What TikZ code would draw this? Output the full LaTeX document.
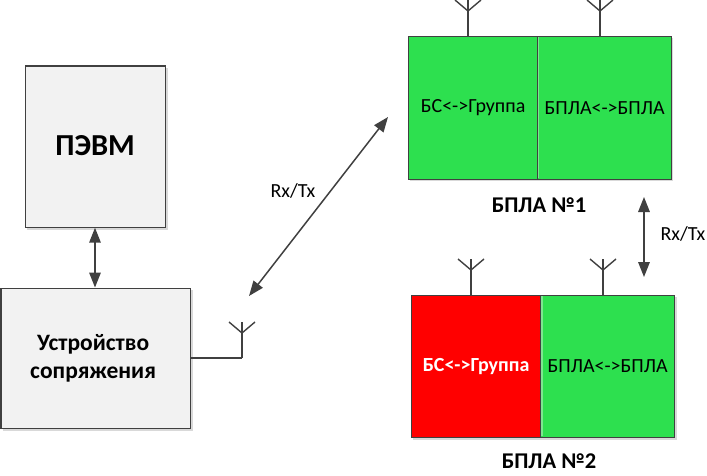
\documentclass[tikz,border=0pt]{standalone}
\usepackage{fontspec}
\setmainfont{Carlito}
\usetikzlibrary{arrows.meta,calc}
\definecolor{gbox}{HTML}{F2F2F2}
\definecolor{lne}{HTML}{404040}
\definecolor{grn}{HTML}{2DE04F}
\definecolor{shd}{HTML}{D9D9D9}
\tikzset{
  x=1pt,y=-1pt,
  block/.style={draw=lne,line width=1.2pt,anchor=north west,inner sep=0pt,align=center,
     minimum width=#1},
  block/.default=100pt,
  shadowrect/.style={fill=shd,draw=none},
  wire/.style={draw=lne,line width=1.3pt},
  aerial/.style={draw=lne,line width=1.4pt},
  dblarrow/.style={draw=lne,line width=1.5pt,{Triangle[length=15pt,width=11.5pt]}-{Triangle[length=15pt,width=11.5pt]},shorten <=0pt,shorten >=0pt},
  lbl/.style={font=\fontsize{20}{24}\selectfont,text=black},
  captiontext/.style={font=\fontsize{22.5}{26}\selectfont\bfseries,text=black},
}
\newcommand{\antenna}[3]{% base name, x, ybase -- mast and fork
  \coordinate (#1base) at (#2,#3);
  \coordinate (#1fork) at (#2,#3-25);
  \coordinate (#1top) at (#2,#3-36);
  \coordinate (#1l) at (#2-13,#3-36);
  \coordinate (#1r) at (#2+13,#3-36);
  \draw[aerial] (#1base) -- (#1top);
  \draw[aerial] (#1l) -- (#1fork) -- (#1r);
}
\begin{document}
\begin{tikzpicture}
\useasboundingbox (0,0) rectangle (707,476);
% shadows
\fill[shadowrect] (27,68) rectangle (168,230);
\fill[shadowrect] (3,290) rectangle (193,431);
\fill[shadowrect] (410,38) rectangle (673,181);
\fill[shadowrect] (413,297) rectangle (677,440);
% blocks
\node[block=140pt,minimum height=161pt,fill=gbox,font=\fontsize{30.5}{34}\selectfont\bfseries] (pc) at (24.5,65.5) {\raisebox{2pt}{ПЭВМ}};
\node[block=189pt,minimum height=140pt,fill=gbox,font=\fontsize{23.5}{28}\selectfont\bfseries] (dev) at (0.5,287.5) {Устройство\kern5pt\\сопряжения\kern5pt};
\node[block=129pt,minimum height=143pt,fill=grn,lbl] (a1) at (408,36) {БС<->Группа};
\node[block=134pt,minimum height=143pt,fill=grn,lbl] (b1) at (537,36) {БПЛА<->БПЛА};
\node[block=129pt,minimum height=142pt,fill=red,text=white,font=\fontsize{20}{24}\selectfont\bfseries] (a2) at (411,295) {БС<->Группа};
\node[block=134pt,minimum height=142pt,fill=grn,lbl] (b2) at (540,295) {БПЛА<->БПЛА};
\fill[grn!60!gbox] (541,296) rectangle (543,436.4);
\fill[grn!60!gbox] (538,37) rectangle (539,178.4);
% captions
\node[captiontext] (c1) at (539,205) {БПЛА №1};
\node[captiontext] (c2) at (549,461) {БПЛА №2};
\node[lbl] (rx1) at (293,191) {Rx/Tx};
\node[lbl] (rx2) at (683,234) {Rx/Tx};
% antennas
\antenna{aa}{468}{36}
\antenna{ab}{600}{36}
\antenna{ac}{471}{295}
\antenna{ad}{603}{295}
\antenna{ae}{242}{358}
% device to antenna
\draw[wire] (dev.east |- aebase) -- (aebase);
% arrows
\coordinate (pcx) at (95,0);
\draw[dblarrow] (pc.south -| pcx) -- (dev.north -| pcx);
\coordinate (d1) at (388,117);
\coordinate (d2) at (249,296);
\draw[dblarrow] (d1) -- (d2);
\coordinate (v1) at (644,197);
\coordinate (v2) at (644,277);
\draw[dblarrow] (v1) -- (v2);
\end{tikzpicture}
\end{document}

...

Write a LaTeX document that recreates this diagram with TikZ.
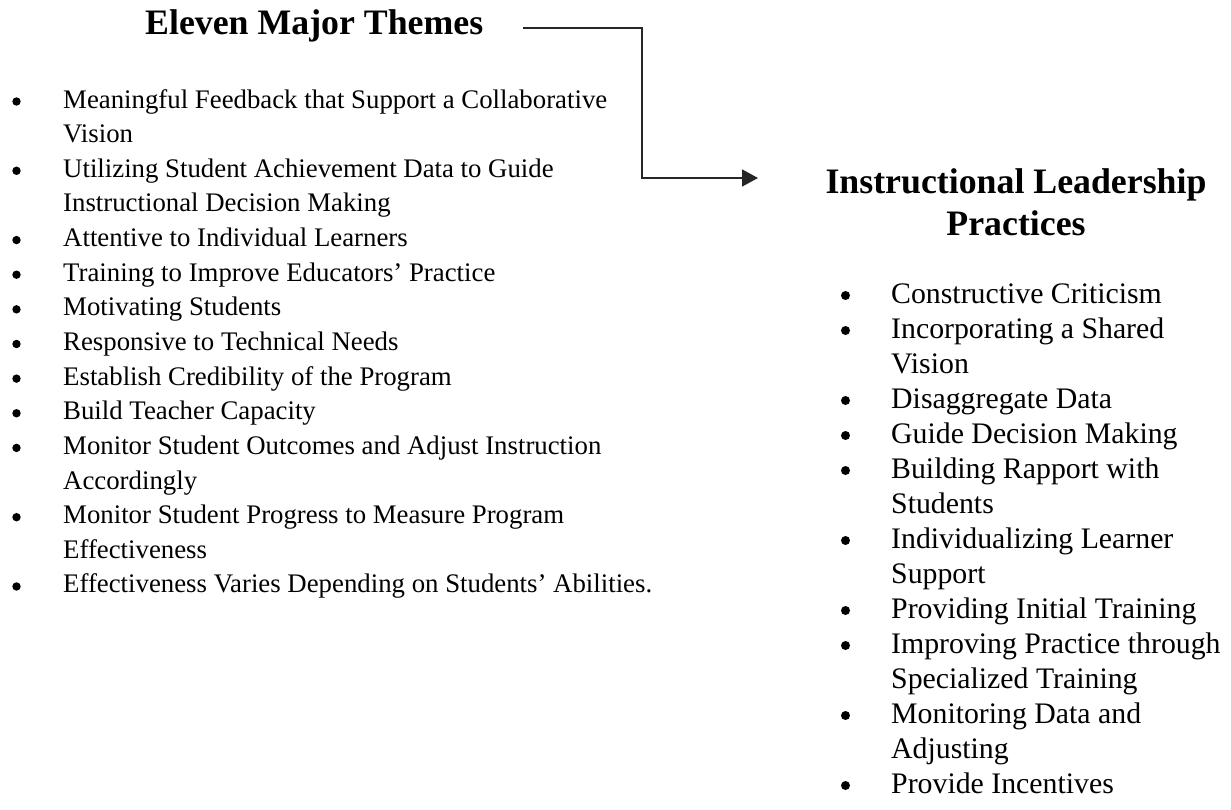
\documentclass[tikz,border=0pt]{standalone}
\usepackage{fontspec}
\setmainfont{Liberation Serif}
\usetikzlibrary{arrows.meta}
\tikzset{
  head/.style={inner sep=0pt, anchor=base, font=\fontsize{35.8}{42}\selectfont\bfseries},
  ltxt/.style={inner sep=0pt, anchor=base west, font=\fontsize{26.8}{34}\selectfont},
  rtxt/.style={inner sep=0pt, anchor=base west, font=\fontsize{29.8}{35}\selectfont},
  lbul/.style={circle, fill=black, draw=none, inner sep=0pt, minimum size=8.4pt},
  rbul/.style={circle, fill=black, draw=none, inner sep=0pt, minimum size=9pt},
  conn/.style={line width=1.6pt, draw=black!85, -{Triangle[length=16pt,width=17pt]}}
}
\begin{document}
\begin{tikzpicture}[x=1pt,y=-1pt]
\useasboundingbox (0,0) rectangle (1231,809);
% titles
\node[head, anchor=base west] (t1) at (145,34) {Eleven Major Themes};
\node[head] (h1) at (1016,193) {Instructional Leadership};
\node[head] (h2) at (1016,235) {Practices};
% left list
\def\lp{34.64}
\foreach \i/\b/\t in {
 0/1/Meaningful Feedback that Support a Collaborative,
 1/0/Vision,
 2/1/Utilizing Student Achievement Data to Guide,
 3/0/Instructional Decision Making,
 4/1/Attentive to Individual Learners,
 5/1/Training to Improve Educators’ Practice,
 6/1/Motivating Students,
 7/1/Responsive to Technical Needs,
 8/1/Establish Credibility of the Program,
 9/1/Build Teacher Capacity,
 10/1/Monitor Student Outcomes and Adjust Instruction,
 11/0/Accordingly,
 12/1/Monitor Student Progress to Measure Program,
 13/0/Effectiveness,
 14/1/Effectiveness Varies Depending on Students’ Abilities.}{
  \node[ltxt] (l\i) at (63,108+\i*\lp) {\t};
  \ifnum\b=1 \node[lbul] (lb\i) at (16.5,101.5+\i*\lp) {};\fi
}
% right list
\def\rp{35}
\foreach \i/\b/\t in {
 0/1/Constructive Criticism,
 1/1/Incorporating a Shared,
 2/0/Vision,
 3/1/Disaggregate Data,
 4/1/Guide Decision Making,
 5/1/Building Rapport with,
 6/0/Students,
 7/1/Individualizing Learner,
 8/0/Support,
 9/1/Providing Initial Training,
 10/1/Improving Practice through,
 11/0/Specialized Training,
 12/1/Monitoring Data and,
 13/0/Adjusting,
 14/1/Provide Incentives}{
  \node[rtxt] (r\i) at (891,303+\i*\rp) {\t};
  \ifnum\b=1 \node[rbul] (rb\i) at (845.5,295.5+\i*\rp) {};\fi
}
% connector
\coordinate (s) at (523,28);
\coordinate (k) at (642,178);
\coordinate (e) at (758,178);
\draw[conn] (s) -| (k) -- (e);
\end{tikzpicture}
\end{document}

> **Work instructions**
Looking at the records above, count the lines where the word "this" appears. State only the number.

> **Task output**
2